4. The Rational Unified Process Made Easy
One common trouble area when learning disciplined practices is how to think about scaling them down and up. In addition, working in any organization quickly reveals that a personal process must be part of a larger life-cycle that includes the initial vision, requirements, deployment, and post-release maintenance.
Kroll and Kruchten fill exactly this gap in their wonderful introduction to their own disciplined process – The Rational Unified Process (RUP). The life-cycle of a RUP project is divided into four phases: Inception, Elaboration, Construction, and Transition. Each phase is concluded with a milestone that defines what “done” for that phase looks like. When the milestone is hit, a project is ready to either transition to the next phase or repeat another iteration of the current phase.
What is especially wonderful about this book, however, has little to do with the elaboration of the RUP. Instead, it has to do with the project examples provided. It begins with Project Deimos, an example of applying the disciplined RUP life-cycle to a team of one project. This example shows what disciplined and professional individual working practices look like. Following this solo demonstration, the book then scales up the RUP life-cycle for three other imaginary projects: Project Ganymede – a small green-field project, Project Mars – a large green-field project, and Project Jupiter – the second generation of an existing large project. Each of these demonstrates how the RUP practices can be scaled and adapted to different projects one might encounter in industry.
The example based approach taken in this book combined with its organization-scale view of software process is the perfect antidote to the inward-looking nature of most personal process books. It helps to locate personal processes inside of the organization scale process that support them, and it also demonstrates what disciplined organization-scale processes look like. For these reasons, it deserves a place amongst the rest of the hidden history.
5. Object-Oriented Software Engineering
Finally, we come to this book, the larval stage of practices that would eventually become use-cases, RUP, UML, etc. The scope of this book is staggering. It covers industrial-scale software engineering, use-case driven development, object-oriented design, and component based engineering. Heck, there’s even a chapter on embedded systems. The overall goal is to teach you how to write software with an eye towards starting your own industrial revolution. You do this by creating a set of organization-wide reusable components as you develop your systems. These components eventually become your competitive advantage, allowing you to outmaneuver competitors in producing novel assemblages of existing functionality.
It’s clear that these ideas have either failed completely in practice or that most organizations have never really tried to use them. Either way, they are ambitious and worth considering. The rise of frameworks lends some credence to its underlying philosophy, and I think more organizations need to be thinking about how to design and architect systems like this.
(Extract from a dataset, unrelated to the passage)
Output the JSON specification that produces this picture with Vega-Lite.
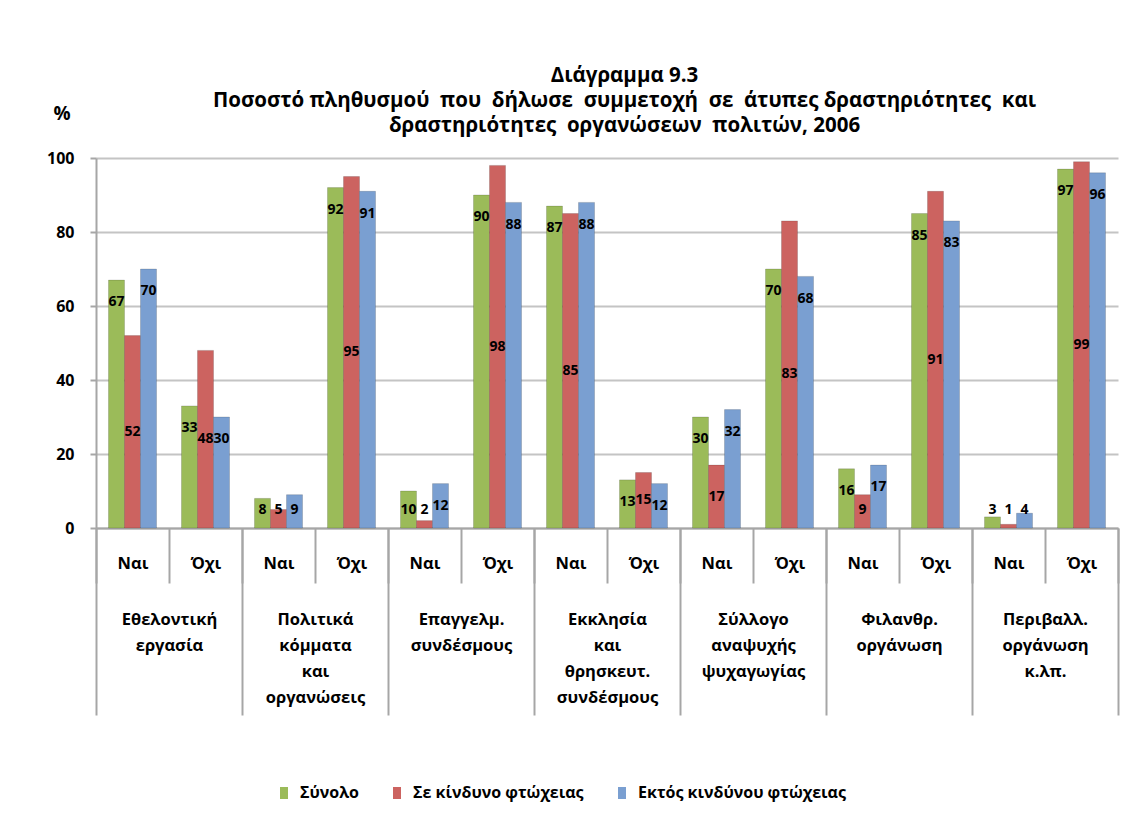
{
  "$schema": "https://vega.github.io/schema/vega-lite/v6.json",
  "autosize": "none",
  "width": 1022,
  "height": 370,
  "padding": {"left": 96, "top": 158, "right": 4, "bottom": 300},
  "background": "white",
  "config": {
    "font": "Open Sans",
    "view": {"stroke": null},
    "axis": {"labelFont": "Open Sans", "labelFontWeight": "bold", "labelColor": "black", "titleFont": "Open Sans"},
    "axisY": {
      "titleAngle": 0, "titleFontSize": 19, "titleFontWeight": "bold", "titleColor": "black",
      "titleX": -26, "titleY": -45, "titleAlign": "right", "titleBaseline": "middle",
      "labelFontSize": 16, "labelPadding": 16,
      "tickSize": 6, "tickColor": "#a6a6a6", "tickWidth": 2,
      "domainColor": "#a6a6a6", "domainWidth": 2,
      "gridColor": "#c4c4c4", "gridWidth": 2
    }
  },
  "data": {
    "values": [
      {"g": "Εθελοντική|εργασία", "a": "Ναι", "s": "Σύνολο", "v": 67},
      {"g": "Εθελοντική|εργασία", "a": "Ναι", "s": "Σε κίνδυνο φτώχειας", "v": 52},
      {"g": "Εθελοντική|εργασία", "a": "Ναι", "s": "Εκτός κινδύνου φτώχειας", "v": 70},
      {"g": "Εθελοντική|εργασία", "a": "Όχι", "s": "Σύνολο", "v": 33},
      {"g": "Εθελοντική|εργασία", "a": "Όχι", "s": "Σε κίνδυνο φτώχειας", "v": 48},
      {"g": "Εθελοντική|εργασία", "a": "Όχι", "s": "Εκτός κινδύνου φτώχειας", "v": 30},
      {"g": "Πολιτικά|κόμματα|και|οργανώσεις", "a": "Ναι", "s": "Σύνολο", "v": 8},
      {"g": "Πολιτικά|κόμματα|και|οργανώσεις", "a": "Ναι", "s": "Σε κίνδυνο φτώχειας", "v": 5},
      {"g": "Πολιτικά|κόμματα|και|οργανώσεις", "a": "Ναι", "s": "Εκτός κινδύνου φτώχειας", "v": 9},
      {"g": "Πολιτικά|κόμματα|και|οργανώσεις", "a": "Όχι", "s": "Σύνολο", "v": 92},
      {"g": "Πολιτικά|κόμματα|και|οργανώσεις", "a": "Όχι", "s": "Σε κίνδυνο φτώχειας", "v": 95},
      {"g": "Πολιτικά|κόμματα|και|οργανώσεις", "a": "Όχι", "s": "Εκτός κινδύνου φτώχειας", "v": 91},
      {"g": "Επαγγελμ.|συνδέσμους", "a": "Ναι", "s": "Σύνολο", "v": 10},
      {"g": "Επαγγελμ.|συνδέσμους", "a": "Ναι", "s": "Σε κίνδυνο φτώχειας", "v": 2},
      {"g": "Επαγγελμ.|συνδέσμους", "a": "Ναι", "s": "Εκτός κινδύνου φτώχειας", "v": 12},
      {"g": "Επαγγελμ.|συνδέσμους", "a": "Όχι", "s": "Σύνολο", "v": 90},
      {"g": "Επαγγελμ.|συνδέσμους", "a": "Όχι", "s": "Σε κίνδυνο φτώχειας", "v": 98},
      {"g": "Επαγγελμ.|συνδέσμους", "a": "Όχι", "s": "Εκτός κινδύνου φτώχειας", "v": 88},
      {"g": "Εκκλησία|και|θρησκευτ.|συνδέσμους", "a": "Ναι", "s": "Σύνολο", "v": 87},
      {"g": "Εκκλησία|και|θρησκευτ.|συνδέσμους", "a": "Ναι", "s": "Σε κίνδυνο φτώχειας", "v": 85},
      {"g": "Εκκλησία|και|θρησκευτ.|συνδέσμους", "a": "Ναι", "s": "Εκτός κινδύνου φτώχειας", "v": 88},
      {"g": "Εκκλησία|και|θρησκευτ.|συνδέσμους", "a": "Όχι", "s": "Σύνολο", "v": 13},
      {"g": "Εκκλησία|και|θρησκευτ.|συνδέσμους", "a": "Όχι", "s": "Σε κίνδυνο φτώχειας", "v": 15},
      {"g": "Εκκλησία|και|θρησκευτ.|συνδέσμους", "a": "Όχι", "s": "Εκτός κινδύνου φτώχειας", "v": 12},
      {"g": "Σύλλογο|αναψυχής|ψυχαγωγίας", "a": "Ναι", "s": "Σύνολο", "v": 30},
      {"g": "Σύλλογο|αναψυχής|ψυχαγωγίας", "a": "Ναι", "s": "Σε κίνδυνο φτώχειας", "v": 17},
      {"g": "Σύλλογο|αναψυχής|ψυχαγωγίας", "a": "Ναι", "s": "Εκτός κινδύνου φτώχειας", "v": 32},
      {"g": "Σύλλογο|αναψυχής|ψυχαγωγίας", "a": "Όχι", "s": "Σύνολο", "v": 70},
      {"g": "Σύλλογο|αναψυχής|ψυχαγωγίας", "a": "Όχι", "s": "Σε κίνδυνο φτώχειας", "v": 83},
      {"g": "Σύλλογο|αναψυχής|ψυχαγωγίας", "a": "Όχι", "s": "Εκτός κινδύνου φτώχειας", "v": 68},
      {"g": "Φιλανθρ.|οργάνωση", "a": "Ναι", "s": "Σύνολο", "v": 16},
      {"g": "Φιλανθρ.|οργάνωση", "a": "Ναι", "s": "Σε κίνδυνο φτώχειας", "v": 9},
      {"g": "Φιλανθρ.|οργάνωση", "a": "Ναι", "s": "Εκτός κινδύνου φτώχειας", "v": 17},
      {"g": "Φιλανθρ.|οργάνωση", "a": "Όχι", "s": "Σύνολο", "v": 85},
      {"g": "Φιλανθρ.|οργάνωση", "a": "Όχι", "s": "Σε κίνδυνο φτώχειας", "v": 91},
      {"g": "Φιλανθρ.|οργάνωση", "a": "Όχι", "s": "Εκτός κινδύνου φτώχειας", "v": 83},
      {"g": "Περιβαλλ.|οργάνωση|κ.λπ.", "a": "Ναι", "s": "Σύνολο", "v": 3},
      {"g": "Περιβαλλ.|οργάνωση|κ.λπ.", "a": "Ναι", "s": "Σε κίνδυνο φτώχειας", "v": 1},
      {"g": "Περιβαλλ.|οργάνωση|κ.λπ.", "a": "Ναι", "s": "Εκτός κινδύνου φτώχειας", "v": 4},
      {"g": "Περιβαλλ.|οργάνωση|κ.λπ.", "a": "Όχι", "s": "Σύνολο", "v": 97},
      {"g": "Περιβαλλ.|οργάνωση|κ.λπ.", "a": "Όχι", "s": "Σε κίνδυνο φτώχειας", "v": 99},
      {"g": "Περιβαλλ.|οργάνωση|κ.λπ.", "a": "Όχι", "s": "Εκτός κινδύνου φτώχειας", "v": 96}
    ]
  },
  "transform": [
    {"calculate": "datum.g + '#' + datum.a", "as": "slot"},
    {"calculate": "datum.s == 'Σε κίνδυνο φτώχειας' ? max(datum.v / 2, 5) : max(datum.v - 6, 5)", "as": "labelY"}
  ],
  "resolve": {"scale": {"x": "independent"}, "axis": {"x": "independent"}},
  "layer": [
    {
      "mark": {"type": "bar", "stroke": "#000000", "strokeOpacity": 0.15, "strokeWidth": 1},
      "encoding": {
        "x": {
          "field": "slot", "type": "nominal", "sort": null,
          "scale": {"paddingInner": 0, "paddingOuter": 0},
          "axis": {
            "orient": "bottom", "title": null, "labelAngle": 0,
            "labelExpr": "split(datum.label, '#')[1]",
            "labelFontSize": 16.5, "labelPadding": -28,
            "tickBand": "extent", "tickSize": 55, "tickColor": "#a6a6a6", "tickWidth": 2,
            "domainColor": "#a6a6a6", "domainWidth": 2
          }
        },
        "xOffset": {
          "field": "s", "type": "nominal", "sort": ["Σύνολο", "Σε κίνδυνο φτώχειας", "Εκτός κινδύνου φτώχειας"],
          "scale": {"paddingInner": 0, "paddingOuter": 0.78}
        },
        "y": {
          "field": "v", "type": "quantitative",
          "scale": {"domain": [0, 100], "nice": false},
          "axis": {"title": "%", "values": [0, 20, 40, 60, 80, 100]}
        },
        "color": {
          "field": "s", "type": "nominal",
          "scale": {"domain": ["Σύνολο", "Σε κίνδυνο φτώχειας", "Εκτός κινδύνου φτώχειας"], "range": ["#9bbb59", "#cc6360", "#7a9fd1"]},
          "legend": {
            "orient": "none", "legendX": 180, "legendY": 627, "direction": "horizontal", "title": null,
            "symbolType": "M-1,-1.5H1V1.5H-1Z", "symbolSize": 64, "symbolStrokeWidth": 0,
            "labelFont": "Open Sans", "labelFontSize": 16, "labelFontWeight": "bold", "labelColor": "black",
            "labelOffset": 8, "columnPadding": 30, "labelLimit": 400
          }
        }
      }
    },
    {
      "mark": {"type": "text", "font": "Open Sans", "fontSize": 14, "fontWeight": "bold", "color": "black", "baseline": "middle"},
      "encoding": {
        "x": {
          "field": "slot", "type": "nominal", "sort": null, "scale": {"paddingInner": 0, "paddingOuter": 0},
          "axis": {
            "orient": "top", "labels": false, "ticks": false, "domain": false, "grid": false,
            "title": ["Διάγραμμα 9.3", "Ποσοστό πληθυσμού\u00a0 που\u00a0 δήλωσε\u00a0 συμμετοχή\u00a0 σε\u00a0 άτυπες δραστηριότητες\u00a0 και", "δραστηριότητες\u00a0 οργανώσεων\u00a0 πολιτών, 2006"],
            "titleX": 528, "titleY": -93, "titleAlign": "center", "titleBaseline": "top", "titleAngle": 0,
            "titleFont": "Open Sans", "titleFontSize": 20.5, "titleFontWeight": "bold", "titleColor": "black",
            "titleLineHeight": 25, "titleLimit": 1100
          }
        },
        "xOffset": {
          "field": "s", "type": "nominal", "sort": ["Σύνολο", "Σε κίνδυνο φτώχειας", "Εκτός κινδύνου φτώχειας"],
          "scale": {"paddingInner": 0, "paddingOuter": 0.78}
        },
        "y": {"field": "labelY", "type": "quantitative", "axis": {"title": "%", "values": [0, 20, 40, 60, 80, 100]}},
        "text": {"field": "v", "type": "quantitative"}
      }
    },
    {
      "mark": {"type": "bar", "opacity": 0},
      "encoding": {
        "x": {
          "field": "g", "type": "nominal", "sort": null,
          "scale": {"paddingInner": 0, "paddingOuter": 0},
          "axis": {
            "orient": "bottom", "title": null, "labelAngle": 0,
            "labelExpr": "split(datum.label, '|')",
            "labelFontSize": 16.5, "labelPadding": -104, "labelLineHeight": 26,
            "tickBand": "extent", "tickSize": 187, "tickColor": "#a6a6a6", "tickWidth": 2,
            "domain": false
          }
        },
        "y": {"field": "v", "type": "quantitative", "axis": {"title": "%", "values": [0, 20, 40, 60, 80, 100]}}
      }
    }
  ]
}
Its not hard to imagine these ideas, when combined with high-quality personal practices, could catalyze a new generation of very high quality frameworks and component systems with which to begin tackling the challenges of the 21st century.
This book is included because of its vision, which is still worth taking seriously almost 30 years later. Perhaps the best vision of the overall plan is presented in Robert Martin’s “Architecture: The Lost Years Talk“.
I hope you’ve enjoyed this view into the hidden history of software engineering, and hope these books come to benefit you as much as they have me.